Meta has already broken the mold. It’s using tent-like structures at its data center in New Albany, Ohio, to cut time-to-compute in half. There, the first five buildings took three years to build. Meta started building five ~125,000 square foot tents between April and June and expects them to be complete within a year. Aerial images taken a month ago show that all five structures have already been built.
On my Path to Zero podcast episodes, I often hand guests an imaginary magic wand and ask them to wave it to make a profound change to today’s energy-climate-power puzzles. The question often unlocks a fantastic idea from a brilliant guest and having experienced the power of the device first-hand, I’ll wave it now.
Getting off-grid, getting clean, and getting compact naturally changes the trajectory of data center design away from “mammothication.” When these three concepts frame the design, solutions come quickly into view.
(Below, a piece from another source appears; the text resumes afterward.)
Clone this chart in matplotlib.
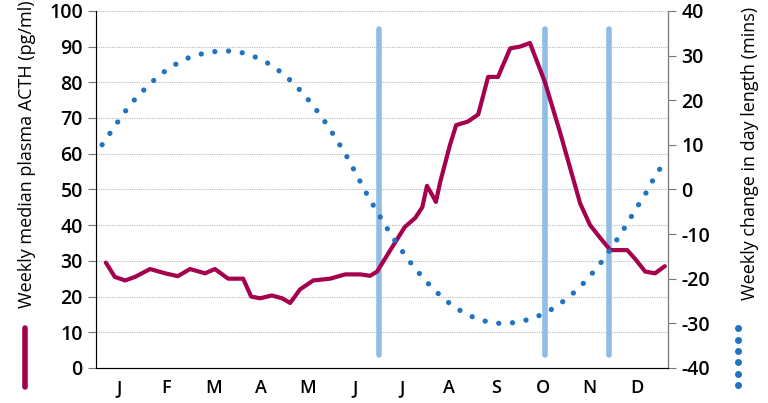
import matplotlib
matplotlib.use('Agg')
import matplotlib.pyplot as plt
from matplotlib.lines import Line2D
import numpy as np

plt.rcParams['font.family'] = ['Open Sans', 'DejaVu Sans']
plt.rcParams['font.weight'] = 'semibold'

months = ['J', 'F', 'M', 'A', 'M', 'J', 'J', 'A', 'S', 'O', 'N', 'D']

# weekly median plasma ACTH (pg/ml), x in months from start of year
acth_x = [0.21, 0.4, 0.62, 0.83, 1.15, 1.47, 1.74, 2.0, 2.32, 2.53, 2.81, 3.13,
          3.3, 3.49, 3.74, 3.96, 4.13, 4.34, 4.62, 4.98, 5.3, 5.62, 5.83, 5.98,
          6.26, 6.57, 6.79, 6.94, 7.04, 7.17, 7.23, 7.32, 7.53, 7.66, 7.91, 8.13,
          8.34, 8.55, 8.81, 9.02, 9.23, 9.55, 9.87, 10.3, 10.51, 10.72, 10.94,
          11.3, 11.47, 11.68, 11.89, 12.1]
acth = [29.5, 25.5, 24.5, 25.5, 27.7, 26.5, 25.7, 27.7, 26.5, 27.7, 25, 25,
        20, 19.5, 20.3, 19.5, 18.2, 22, 24.5, 25, 26.2, 26.2, 25.8, 27,
        33, 39.5, 42, 45, 51, 48, 46.5, 52, 62.5, 68, 69, 71,
        81.5, 81.5, 89.5, 90, 91, 80, 66, 46, 40, 36.5,
        33, 33, 30.5, 27, 26.5, 28.5]

# weekly change in day length (mins)
day_change = [10, 13.5, 17, 20, 22.5, 24.8, 26.7, 28.2, 29.4, 30.2, 30.7, 31,
              31, 30.7, 30, 29, 27.6, 25.8, 23.6, 21, 18, 14.7, 11, 7, 2.5,
              -2, -6, -10, -13.5, -16.8, -19.7, -22.3, -24.5, -26.4, -27.8, -28.9,
              -29.6, -30, -30, -29.7, -29.1, -28.2, -27, -25.4, -23.5, -21.2,
              -18.5, -15.5, -12, -8.3, -4.3, -0.5, 4, 6.5]
day_x = np.linspace(0.13, 12.17, len(day_change))

bars_x = [6.02, 9.55, 10.91]

crimson = '#a5004e'
dotblue = '#1f73c0'
barblue = '#8fbde6'
grey = '#777777'

fig = plt.figure(figsize=(7.68, 4.03), dpi=100)
ax = fig.add_axes([0.125, 0.087, 0.745, 0.886])
ax.set_xlim(0, 12.17)
ax.set_ylim(0, 100)
ax.set_yticks(range(0, 101, 10))
ax.set_xticks(np.arange(12) + 0.5)
ax.set_xticklabels(months)
ax.grid(axis='y', color='#bbbbbb', linestyle=(0, (1, 1)), linewidth=0.8)
ax.set_axisbelow(True)
ax.spines['top'].set_visible(False)
for s in ['left', 'bottom', 'right']:
    ax.spines[s].set_color(grey)
ax.tick_params(axis='x', length=0, labelsize=13, pad=8)
ax.tick_params(axis='y', length=6, color=grey, labelsize=14)
ax.set_ylabel('Weekly median plasma ACTH (pg/ml)', fontsize=13)
ax.yaxis.set_label_coords(-0.105, 0.6)

ax2 = ax.twinx()
ax2.set_ylim(-40, 40)
ax2.set_yticks(range(-40, 41, 10))
ax2.set_yticklabels([str(v) if v >= 0 else '-' + str(-v) for v in range(-40, 41, 10)])
ax2.spines['top'].set_visible(False)
ax2.spines['right'].set_color(grey)
ax2.tick_params(axis='y', length=6, color=grey, labelsize=14)
ax2.set_ylabel('Weekly change in day length (mins)', fontsize=13)
ax2.yaxis.set_label_coords(1.128, 0.6)

for bx in bars_x:
    ax.plot([bx, bx], [3.5, 95], color=barblue, linewidth=4, solid_capstyle='round', zorder=2)

ax2.plot(day_x, day_change, linestyle=(0, (0.01, 2.6)), dash_capstyle='round',
         linewidth=3.8, color=dotblue, zorder=3)
ax.plot(acth_x, acth, color=crimson, linewidth=3, solid_capstyle='round',
        solid_joinstyle='round', zorder=4)

# legend swatches beside axis labels
fig.add_artist(Line2D([0.033, 0.033], [0.04, 0.185], color=crimson, linewidth=4,
                      solid_capstyle='round', transform=fig.transFigure))
fig.add_artist(Line2D([0.961] * 6, np.linspace(0.045, 0.185, 6), linestyle='none', marker='o',
                      markersize=4, color=dotblue, transform=fig.transFigure))

fig.savefig('out.png', dpi=100)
Imagine remote-located, grid-independent, human-scaled data centers powered by solar plus utility-scale batteries reinforced by propane or renewable propane generators to solve for intermittency, and voila! Many of the data center downsides we’re facing today are quickly managed and time-to-compute is accelerated.
There you have it. And the best news of all is that we have what we need today to solve the challenges of tomorrow.